When Johnson came up with the Eggtc. concept, he had no idea that the breakfast trade was so damned hard. It looks like an easy meal, but, as Johnson quickly discovered, a majority of customers have culinary eccentricities when it comes to breakfast. Most of them involve unusual directions for cooking eggs. "I had never heard of runny scrambled eggs before," Johnson told me.

That's when I had to tell him that my only lingering complaint about Eggtc. is that the omelets tend to be dry and overcooked instead of fluffy and moist. An omelet left on the grill for even a couple of seconds too long can turn to rubber. "Get your kitchen crews some decent whisks," I rattled on, "and use milk."

Unfortunately, most of his customers seem to prefer slightly overcooked eggs (but obviously not the runny scrambled folks). Similarly, when patrons complained that the chorizo he was using in his Ranchero omelet and Despierto burrito was "too spicy," Johnson started using a more mildly seasoned chorizo (too mild, if you ask me). But he needs to cast a cold eye at any Kansas City egghead who prefers eating rubbery oeufs to a decently prepared soft omelet.

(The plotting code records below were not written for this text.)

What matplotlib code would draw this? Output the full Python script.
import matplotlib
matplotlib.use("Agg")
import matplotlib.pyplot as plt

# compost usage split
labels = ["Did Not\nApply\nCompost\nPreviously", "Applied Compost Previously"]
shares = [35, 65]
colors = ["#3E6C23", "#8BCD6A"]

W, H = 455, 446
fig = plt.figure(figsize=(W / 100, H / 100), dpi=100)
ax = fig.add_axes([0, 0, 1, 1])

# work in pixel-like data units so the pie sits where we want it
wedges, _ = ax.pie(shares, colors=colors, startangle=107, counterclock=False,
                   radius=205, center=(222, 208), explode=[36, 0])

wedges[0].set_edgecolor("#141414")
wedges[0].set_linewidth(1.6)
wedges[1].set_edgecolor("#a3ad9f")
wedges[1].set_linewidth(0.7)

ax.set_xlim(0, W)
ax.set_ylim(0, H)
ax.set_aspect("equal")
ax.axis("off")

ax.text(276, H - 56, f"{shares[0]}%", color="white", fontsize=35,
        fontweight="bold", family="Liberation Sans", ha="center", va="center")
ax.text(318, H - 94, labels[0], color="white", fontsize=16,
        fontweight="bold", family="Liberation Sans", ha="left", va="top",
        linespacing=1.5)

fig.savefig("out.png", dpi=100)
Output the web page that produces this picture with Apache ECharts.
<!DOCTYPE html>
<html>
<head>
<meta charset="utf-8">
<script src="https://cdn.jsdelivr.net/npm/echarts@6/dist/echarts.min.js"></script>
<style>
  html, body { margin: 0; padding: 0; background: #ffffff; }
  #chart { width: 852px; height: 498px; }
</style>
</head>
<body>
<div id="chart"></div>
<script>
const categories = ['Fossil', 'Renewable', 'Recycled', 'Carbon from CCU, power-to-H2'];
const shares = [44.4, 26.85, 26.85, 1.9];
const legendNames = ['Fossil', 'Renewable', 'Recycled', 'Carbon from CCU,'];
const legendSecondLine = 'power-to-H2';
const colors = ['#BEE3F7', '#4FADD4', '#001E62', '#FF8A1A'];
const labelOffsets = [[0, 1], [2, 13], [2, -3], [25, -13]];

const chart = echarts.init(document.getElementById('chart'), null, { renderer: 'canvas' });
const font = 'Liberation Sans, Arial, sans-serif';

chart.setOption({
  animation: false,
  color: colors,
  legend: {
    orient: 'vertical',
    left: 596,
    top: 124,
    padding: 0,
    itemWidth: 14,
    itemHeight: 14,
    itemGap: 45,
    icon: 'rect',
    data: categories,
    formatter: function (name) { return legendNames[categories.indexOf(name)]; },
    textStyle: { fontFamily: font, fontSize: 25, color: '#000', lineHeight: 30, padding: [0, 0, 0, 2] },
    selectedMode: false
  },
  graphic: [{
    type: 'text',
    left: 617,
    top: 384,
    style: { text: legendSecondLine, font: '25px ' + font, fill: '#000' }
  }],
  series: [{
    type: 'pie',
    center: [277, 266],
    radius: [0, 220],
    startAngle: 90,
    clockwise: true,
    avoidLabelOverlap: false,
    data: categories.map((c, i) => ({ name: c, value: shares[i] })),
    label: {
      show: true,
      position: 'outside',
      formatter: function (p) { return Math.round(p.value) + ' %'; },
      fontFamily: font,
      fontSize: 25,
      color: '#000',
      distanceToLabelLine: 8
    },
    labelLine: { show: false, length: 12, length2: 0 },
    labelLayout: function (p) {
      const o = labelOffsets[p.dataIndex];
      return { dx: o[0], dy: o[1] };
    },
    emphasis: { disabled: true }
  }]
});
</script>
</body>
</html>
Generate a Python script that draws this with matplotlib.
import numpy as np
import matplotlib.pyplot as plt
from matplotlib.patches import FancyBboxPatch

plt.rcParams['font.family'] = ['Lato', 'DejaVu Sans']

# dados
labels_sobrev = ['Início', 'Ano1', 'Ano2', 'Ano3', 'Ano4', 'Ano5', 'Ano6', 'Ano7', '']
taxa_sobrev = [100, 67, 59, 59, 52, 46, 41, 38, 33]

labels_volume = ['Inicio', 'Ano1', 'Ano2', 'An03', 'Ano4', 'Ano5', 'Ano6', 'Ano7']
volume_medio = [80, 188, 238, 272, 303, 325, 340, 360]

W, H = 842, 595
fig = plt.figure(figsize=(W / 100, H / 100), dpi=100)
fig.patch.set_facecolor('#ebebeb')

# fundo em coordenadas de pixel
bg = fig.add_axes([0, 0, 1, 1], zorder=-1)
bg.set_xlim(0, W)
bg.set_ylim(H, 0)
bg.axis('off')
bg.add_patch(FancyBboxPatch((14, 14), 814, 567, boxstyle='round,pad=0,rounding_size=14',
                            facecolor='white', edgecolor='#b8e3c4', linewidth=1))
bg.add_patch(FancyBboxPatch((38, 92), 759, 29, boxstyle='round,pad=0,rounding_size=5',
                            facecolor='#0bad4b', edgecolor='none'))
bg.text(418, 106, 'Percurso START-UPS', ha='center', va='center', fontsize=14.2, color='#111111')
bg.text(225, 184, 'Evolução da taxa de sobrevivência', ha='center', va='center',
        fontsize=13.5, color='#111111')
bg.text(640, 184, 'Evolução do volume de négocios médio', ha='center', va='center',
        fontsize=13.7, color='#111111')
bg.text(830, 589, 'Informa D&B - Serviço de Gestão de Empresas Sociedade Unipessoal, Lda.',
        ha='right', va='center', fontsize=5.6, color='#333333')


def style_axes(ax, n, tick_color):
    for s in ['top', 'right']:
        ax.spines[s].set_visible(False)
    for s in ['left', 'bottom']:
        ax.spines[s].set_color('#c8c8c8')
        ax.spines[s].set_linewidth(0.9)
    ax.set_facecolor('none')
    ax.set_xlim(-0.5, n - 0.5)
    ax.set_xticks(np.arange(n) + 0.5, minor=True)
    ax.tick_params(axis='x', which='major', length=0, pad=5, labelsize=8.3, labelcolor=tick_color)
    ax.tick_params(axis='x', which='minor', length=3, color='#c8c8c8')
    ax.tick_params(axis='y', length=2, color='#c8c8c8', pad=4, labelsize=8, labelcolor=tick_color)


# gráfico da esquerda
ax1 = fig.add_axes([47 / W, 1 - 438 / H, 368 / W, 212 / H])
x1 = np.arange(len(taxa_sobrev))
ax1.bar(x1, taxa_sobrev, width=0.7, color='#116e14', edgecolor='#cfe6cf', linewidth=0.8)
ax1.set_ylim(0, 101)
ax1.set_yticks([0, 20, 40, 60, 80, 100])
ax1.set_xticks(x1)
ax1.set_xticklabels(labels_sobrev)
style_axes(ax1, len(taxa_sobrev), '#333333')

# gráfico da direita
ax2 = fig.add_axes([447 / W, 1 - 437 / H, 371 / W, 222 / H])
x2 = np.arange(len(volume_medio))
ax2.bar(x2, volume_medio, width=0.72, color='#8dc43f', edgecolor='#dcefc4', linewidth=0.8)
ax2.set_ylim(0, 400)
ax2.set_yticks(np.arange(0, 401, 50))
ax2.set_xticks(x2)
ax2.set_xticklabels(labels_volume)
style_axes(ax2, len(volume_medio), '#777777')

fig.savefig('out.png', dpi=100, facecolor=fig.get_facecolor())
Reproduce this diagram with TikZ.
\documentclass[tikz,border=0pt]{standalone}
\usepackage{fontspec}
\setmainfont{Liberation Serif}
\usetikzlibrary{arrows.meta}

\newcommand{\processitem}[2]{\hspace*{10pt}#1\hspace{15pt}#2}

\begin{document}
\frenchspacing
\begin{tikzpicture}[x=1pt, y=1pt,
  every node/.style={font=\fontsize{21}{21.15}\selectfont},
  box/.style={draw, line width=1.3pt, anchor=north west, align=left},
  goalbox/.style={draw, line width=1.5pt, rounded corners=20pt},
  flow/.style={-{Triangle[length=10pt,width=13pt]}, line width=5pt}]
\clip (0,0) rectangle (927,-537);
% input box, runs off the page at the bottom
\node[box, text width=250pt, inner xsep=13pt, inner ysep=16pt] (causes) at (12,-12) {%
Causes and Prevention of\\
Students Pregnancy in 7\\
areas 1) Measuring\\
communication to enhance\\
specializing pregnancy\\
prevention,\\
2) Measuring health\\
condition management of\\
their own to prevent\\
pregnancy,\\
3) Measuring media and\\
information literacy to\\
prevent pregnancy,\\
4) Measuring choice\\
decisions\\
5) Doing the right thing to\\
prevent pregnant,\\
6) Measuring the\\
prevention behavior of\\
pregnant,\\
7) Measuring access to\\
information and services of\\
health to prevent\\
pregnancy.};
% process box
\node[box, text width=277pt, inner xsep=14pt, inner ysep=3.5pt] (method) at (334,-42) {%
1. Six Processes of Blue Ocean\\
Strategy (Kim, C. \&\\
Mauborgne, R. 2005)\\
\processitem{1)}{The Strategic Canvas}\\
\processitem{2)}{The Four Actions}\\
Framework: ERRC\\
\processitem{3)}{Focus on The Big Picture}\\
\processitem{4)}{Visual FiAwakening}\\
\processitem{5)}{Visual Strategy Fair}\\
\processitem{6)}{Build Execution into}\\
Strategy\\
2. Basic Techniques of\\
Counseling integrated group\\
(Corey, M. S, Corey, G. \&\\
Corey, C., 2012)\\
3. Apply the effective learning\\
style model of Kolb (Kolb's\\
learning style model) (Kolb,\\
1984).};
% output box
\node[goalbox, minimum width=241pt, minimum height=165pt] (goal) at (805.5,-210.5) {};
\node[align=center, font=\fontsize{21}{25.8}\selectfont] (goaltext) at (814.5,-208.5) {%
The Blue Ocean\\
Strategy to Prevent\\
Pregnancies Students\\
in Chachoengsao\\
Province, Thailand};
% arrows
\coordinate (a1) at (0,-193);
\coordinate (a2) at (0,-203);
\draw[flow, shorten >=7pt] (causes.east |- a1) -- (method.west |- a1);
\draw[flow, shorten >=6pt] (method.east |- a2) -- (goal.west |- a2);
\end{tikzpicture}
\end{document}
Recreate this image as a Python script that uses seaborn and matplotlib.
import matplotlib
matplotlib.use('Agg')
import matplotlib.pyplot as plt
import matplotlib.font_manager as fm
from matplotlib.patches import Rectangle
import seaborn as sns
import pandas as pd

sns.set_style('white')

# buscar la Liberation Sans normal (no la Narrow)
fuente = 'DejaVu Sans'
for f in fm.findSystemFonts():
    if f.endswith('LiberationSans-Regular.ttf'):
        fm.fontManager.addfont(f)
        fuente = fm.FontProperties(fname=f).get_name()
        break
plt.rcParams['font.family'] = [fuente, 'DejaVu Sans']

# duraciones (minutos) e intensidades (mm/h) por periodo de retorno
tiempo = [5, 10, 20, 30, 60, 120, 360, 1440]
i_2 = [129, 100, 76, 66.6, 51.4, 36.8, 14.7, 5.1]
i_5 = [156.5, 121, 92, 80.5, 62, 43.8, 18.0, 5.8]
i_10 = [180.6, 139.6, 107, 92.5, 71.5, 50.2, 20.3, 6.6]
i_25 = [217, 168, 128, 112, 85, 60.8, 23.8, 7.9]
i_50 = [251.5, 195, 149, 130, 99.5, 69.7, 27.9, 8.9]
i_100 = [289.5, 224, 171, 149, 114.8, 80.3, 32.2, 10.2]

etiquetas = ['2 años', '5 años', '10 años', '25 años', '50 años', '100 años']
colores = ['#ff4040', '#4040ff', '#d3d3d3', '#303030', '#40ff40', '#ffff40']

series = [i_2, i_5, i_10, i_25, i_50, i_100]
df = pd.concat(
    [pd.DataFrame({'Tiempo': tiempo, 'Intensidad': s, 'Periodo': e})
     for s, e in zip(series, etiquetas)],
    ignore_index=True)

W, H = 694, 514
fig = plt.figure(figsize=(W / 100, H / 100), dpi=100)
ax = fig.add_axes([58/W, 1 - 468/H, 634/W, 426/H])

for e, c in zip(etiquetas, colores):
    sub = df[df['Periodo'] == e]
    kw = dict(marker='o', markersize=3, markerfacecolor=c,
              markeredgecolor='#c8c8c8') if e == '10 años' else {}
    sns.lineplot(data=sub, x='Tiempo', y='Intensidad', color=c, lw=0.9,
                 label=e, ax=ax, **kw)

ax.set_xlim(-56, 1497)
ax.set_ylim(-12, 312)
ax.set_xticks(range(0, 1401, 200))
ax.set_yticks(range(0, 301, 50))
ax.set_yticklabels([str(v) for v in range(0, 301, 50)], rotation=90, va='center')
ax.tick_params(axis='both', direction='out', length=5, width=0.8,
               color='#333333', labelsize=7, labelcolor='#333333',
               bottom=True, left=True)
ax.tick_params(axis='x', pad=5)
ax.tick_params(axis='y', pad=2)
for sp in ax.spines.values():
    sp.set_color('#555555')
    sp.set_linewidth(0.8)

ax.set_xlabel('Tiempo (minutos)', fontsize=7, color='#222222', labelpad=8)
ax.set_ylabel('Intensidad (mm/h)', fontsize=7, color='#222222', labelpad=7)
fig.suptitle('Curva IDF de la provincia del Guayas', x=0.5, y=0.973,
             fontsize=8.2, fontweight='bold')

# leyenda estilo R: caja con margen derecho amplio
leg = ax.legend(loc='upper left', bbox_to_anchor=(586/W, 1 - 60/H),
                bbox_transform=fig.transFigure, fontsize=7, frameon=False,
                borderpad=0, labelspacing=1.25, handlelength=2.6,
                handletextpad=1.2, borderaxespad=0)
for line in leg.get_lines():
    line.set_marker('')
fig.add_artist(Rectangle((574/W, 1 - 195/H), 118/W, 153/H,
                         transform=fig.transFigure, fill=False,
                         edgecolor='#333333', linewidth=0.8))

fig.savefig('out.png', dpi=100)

The place is packed on the weekends, but the wait's not terribly long, and I thumbed through the newspaper one Sunday until a table opened and a friend and I were seated in the second dining room, dominated by a long shiny communal table. Five sight-impaired customers were sitting there that morning, and I watched an extraordinary young waitress tend to this group with humor and patience, sitting down with them to read the menu from cover to cover. They adored her, and I did, too.

My breakfast pizza evoked more complicated feelings. Bubbling Monterey Jack cheese blanketed a crust covered with scrambled eggs, diced green peppers and tomato, red onions and sausage gravy. It's more of a novelty than a morning meal, but I was intrigued by the flaky crust, which I assumed had been made from biscuit dough. Johnson later told me that it's a cornmeal-based, deep-dish, Chicago-style pizza dough. I devoured every slice — even as it reminded me of a freezer-case product that I'd once defrosted and baked in my toaster oven.